• [YOUR TASK]:
Quote the whole listing word for word. Do not include the pictures.

START INFORMATION SUPPLIED

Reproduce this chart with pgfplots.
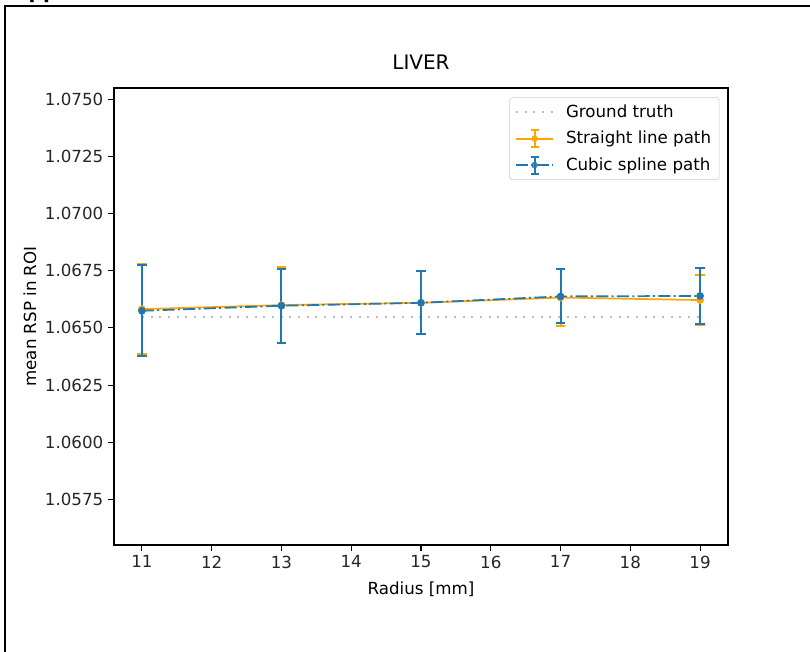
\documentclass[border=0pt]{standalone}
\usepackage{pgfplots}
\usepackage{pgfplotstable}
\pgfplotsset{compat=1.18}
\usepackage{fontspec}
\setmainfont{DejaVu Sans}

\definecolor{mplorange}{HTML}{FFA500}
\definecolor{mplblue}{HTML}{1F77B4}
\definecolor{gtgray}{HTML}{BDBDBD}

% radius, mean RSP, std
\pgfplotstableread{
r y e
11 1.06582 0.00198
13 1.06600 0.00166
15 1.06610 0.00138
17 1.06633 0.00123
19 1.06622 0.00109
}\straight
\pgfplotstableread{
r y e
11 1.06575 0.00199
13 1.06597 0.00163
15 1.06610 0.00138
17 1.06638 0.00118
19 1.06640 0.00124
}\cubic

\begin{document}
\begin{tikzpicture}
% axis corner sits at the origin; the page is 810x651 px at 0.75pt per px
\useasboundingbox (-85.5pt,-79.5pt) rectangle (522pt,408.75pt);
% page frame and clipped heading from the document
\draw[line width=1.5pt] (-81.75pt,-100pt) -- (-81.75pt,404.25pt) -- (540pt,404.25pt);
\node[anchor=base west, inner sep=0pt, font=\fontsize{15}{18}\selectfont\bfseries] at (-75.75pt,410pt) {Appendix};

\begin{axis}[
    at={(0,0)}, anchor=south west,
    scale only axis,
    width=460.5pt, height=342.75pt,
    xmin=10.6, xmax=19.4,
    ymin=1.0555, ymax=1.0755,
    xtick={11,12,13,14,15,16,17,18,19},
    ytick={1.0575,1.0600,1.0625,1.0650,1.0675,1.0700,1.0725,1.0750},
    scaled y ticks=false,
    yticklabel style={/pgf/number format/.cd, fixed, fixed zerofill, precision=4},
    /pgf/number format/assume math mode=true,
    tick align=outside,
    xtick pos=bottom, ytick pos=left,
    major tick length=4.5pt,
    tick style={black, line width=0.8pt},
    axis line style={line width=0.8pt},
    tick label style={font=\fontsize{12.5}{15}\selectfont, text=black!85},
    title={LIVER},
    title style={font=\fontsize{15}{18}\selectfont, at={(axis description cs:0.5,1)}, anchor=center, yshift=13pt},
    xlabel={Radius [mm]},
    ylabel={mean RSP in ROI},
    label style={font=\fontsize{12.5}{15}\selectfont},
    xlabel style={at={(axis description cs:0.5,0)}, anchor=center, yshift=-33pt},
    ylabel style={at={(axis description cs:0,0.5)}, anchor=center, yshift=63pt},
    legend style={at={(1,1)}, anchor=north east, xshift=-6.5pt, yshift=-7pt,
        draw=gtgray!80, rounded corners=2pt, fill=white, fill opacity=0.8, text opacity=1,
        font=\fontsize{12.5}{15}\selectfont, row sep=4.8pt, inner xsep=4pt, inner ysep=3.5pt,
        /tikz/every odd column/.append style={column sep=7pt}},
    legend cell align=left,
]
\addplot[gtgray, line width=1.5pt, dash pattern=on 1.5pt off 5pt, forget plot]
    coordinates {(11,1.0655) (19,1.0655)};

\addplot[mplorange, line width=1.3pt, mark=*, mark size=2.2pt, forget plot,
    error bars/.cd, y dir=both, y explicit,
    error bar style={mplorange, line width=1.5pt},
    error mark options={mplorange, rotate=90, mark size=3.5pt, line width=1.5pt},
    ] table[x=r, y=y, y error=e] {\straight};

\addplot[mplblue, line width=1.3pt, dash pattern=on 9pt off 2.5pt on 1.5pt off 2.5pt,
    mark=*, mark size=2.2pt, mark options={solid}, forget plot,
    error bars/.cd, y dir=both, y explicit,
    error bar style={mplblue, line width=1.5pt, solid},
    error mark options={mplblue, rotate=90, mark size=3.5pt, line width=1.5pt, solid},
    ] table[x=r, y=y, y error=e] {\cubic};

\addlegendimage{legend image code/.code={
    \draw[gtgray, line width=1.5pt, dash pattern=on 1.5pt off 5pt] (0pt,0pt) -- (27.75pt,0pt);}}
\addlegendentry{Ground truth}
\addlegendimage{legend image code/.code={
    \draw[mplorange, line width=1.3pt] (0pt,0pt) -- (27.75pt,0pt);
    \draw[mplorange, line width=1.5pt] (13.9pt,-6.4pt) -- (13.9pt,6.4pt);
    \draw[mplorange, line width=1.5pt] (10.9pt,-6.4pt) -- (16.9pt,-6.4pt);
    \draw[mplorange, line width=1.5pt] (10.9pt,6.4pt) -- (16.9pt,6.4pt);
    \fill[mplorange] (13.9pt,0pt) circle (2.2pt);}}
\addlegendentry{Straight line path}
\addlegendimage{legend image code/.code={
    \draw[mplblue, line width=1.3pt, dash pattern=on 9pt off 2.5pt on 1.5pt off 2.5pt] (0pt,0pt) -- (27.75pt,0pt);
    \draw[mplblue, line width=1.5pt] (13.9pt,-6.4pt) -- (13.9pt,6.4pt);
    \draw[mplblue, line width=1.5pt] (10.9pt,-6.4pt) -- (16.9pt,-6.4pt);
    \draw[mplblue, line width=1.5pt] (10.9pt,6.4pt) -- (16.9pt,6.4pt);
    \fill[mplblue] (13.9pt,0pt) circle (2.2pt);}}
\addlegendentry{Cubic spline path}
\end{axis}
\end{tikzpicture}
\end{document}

END INFORMATION SUPPLIED

• [SOLUTION FOR THIS EXERCISE]:
Reproduce this chart with pgfplots.
\documentclass[border=0pt]{standalone}
\usepackage{pgfplots}
\usepackage{pgfplotstable}
\pgfplotsset{compat=1.18}
\usepackage{fontspec}
\setmainfont{DejaVu Sans}

\definecolor{mplorange}{HTML}{FFA500}
\definecolor{mplblue}{HTML}{1F77B4}
\definecolor{gtgray}{HTML}{BDBDBD}

% radius, mean RSP, std
\pgfplotstableread{
r y e
11 1.06582 0.00198
13 1.06600 0.00166
15 1.06610 0.00138
17 1.06633 0.00123
19 1.06622 0.00109
}\straight
\pgfplotstableread{
r y e
11 1.06575 0.00199
13 1.06597 0.00163
15 1.06610 0.00138
17 1.06638 0.00118
19 1.06640 0.00124
}\cubic

\begin{document}
\begin{tikzpicture}
% axis corner sits at the origin; the page is 810x651 px at 0.75pt per px
\useasboundingbox (-85.5pt,-79.5pt) rectangle (522pt,408.75pt);
% page frame and clipped heading from the document
\draw[line width=1.5pt] (-81.75pt,-100pt) -- (-81.75pt,404.25pt) -- (540pt,404.25pt);
\node[anchor=base west, inner sep=0pt, font=\fontsize{15}{18}\selectfont\bfseries] at (-75.75pt,410pt) {Appendix};

\begin{axis}[
    at={(0,0)}, anchor=south west,
    scale only axis,
    width=460.5pt, height=342.75pt,
    xmin=10.6, xmax=19.4,
    ymin=1.0555, ymax=1.0755,
    xtick={11,12,13,14,15,16,17,18,19},
    ytick={1.0575,1.0600,1.0625,1.0650,1.0675,1.0700,1.0725,1.0750},
    scaled y ticks=false,
    yticklabel style={/pgf/number format/.cd, fixed, fixed zerofill, precision=4},
    /pgf/number format/assume math mode=true,
    tick align=outside,
    xtick pos=bottom, ytick pos=left,
    major tick length=4.5pt,
    tick style={black, line width=0.8pt},
    axis line style={line width=0.8pt},
    tick label style={font=\fontsize{12.5}{15}\selectfont, text=black!85},
    title={LIVER},
    title style={font=\fontsize{15}{18}\selectfont, at={(axis description cs:0.5,1)}, anchor=center, yshift=13pt},
    xlabel={Radius [mm]},
    ylabel={mean RSP in ROI},
    label style={font=\fontsize{12.5}{15}\selectfont},
    xlabel style={at={(axis description cs:0.5,0)}, anchor=center, yshift=-33pt},
    ylabel style={at={(axis description cs:0,0.5)}, anchor=center, yshift=63pt},
    legend style={at={(1,1)}, anchor=north east, xshift=-6.5pt, yshift=-7pt,
        draw=gtgray!80, rounded corners=2pt, fill=white, fill opacity=0.8, text opacity=1,
        font=\fontsize{12.5}{15}\selectfont, row sep=4.8pt, inner xsep=4pt, inner ysep=3.5pt,
        /tikz/every odd column/.append style={column sep=7pt}},
    legend cell align=left,
]
\addplot[gtgray, line width=1.5pt, dash pattern=on 1.5pt off 5pt, forget plot]
    coordinates {(11,1.0655) (19,1.0655)};

\addplot[mplorange, line width=1.3pt, mark=*, mark size=2.2pt, forget plot,
    error bars/.cd, y dir=both, y explicit,
    error bar style={mplorange, line width=1.5pt},
    error mark options={mplorange, rotate=90, mark size=3.5pt, line width=1.5pt},
    ] table[x=r, y=y, y error=e] {\straight};

\addplot[mplblue, line width=1.3pt, dash pattern=on 9pt off 2.5pt on 1.5pt off 2.5pt,
    mark=*, mark size=2.2pt, mark options={solid}, forget plot,
    error bars/.cd, y dir=both, y explicit,
    error bar style={mplblue, line width=1.5pt, solid},
    error mark options={mplblue, rotate=90, mark size=3.5pt, line width=1.5pt, solid},
    ] table[x=r, y=y, y error=e] {\cubic};

\addlegendimage{legend image code/.code={
    \draw[gtgray, line width=1.5pt, dash pattern=on 1.5pt off 5pt] (0pt,0pt) -- (27.75pt,0pt);}}
\addlegendentry{Ground truth}
\addlegendimage{legend image code/.code={
    \draw[mplorange, line width=1.3pt] (0pt,0pt) -- (27.75pt,0pt);
    \draw[mplorange, line width=1.5pt] (13.9pt,-6.4pt) -- (13.9pt,6.4pt);
    \draw[mplorange, line width=1.5pt] (10.9pt,-6.4pt) -- (16.9pt,-6.4pt);
    \draw[mplorange, line width=1.5pt] (10.9pt,6.4pt) -- (16.9pt,6.4pt);
    \fill[mplorange] (13.9pt,0pt) circle (2.2pt);}}
\addlegendentry{Straight line path}
\addlegendimage{legend image code/.code={
    \draw[mplblue, line width=1.3pt, dash pattern=on 9pt off 2.5pt on 1.5pt off 2.5pt] (0pt,0pt) -- (27.75pt,0pt);
    \draw[mplblue, line width=1.5pt] (13.9pt,-6.4pt) -- (13.9pt,6.4pt);
    \draw[mplblue, line width=1.5pt] (10.9pt,-6.4pt) -- (16.9pt,-6.4pt);
    \draw[mplblue, line width=1.5pt] (10.9pt,6.4pt) -- (16.9pt,6.4pt);
    \fill[mplblue] (13.9pt,0pt) circle (2.2pt);}}
\addlegendentry{Cubic spline path}
\end{axis}
\end{tikzpicture}
\end{document}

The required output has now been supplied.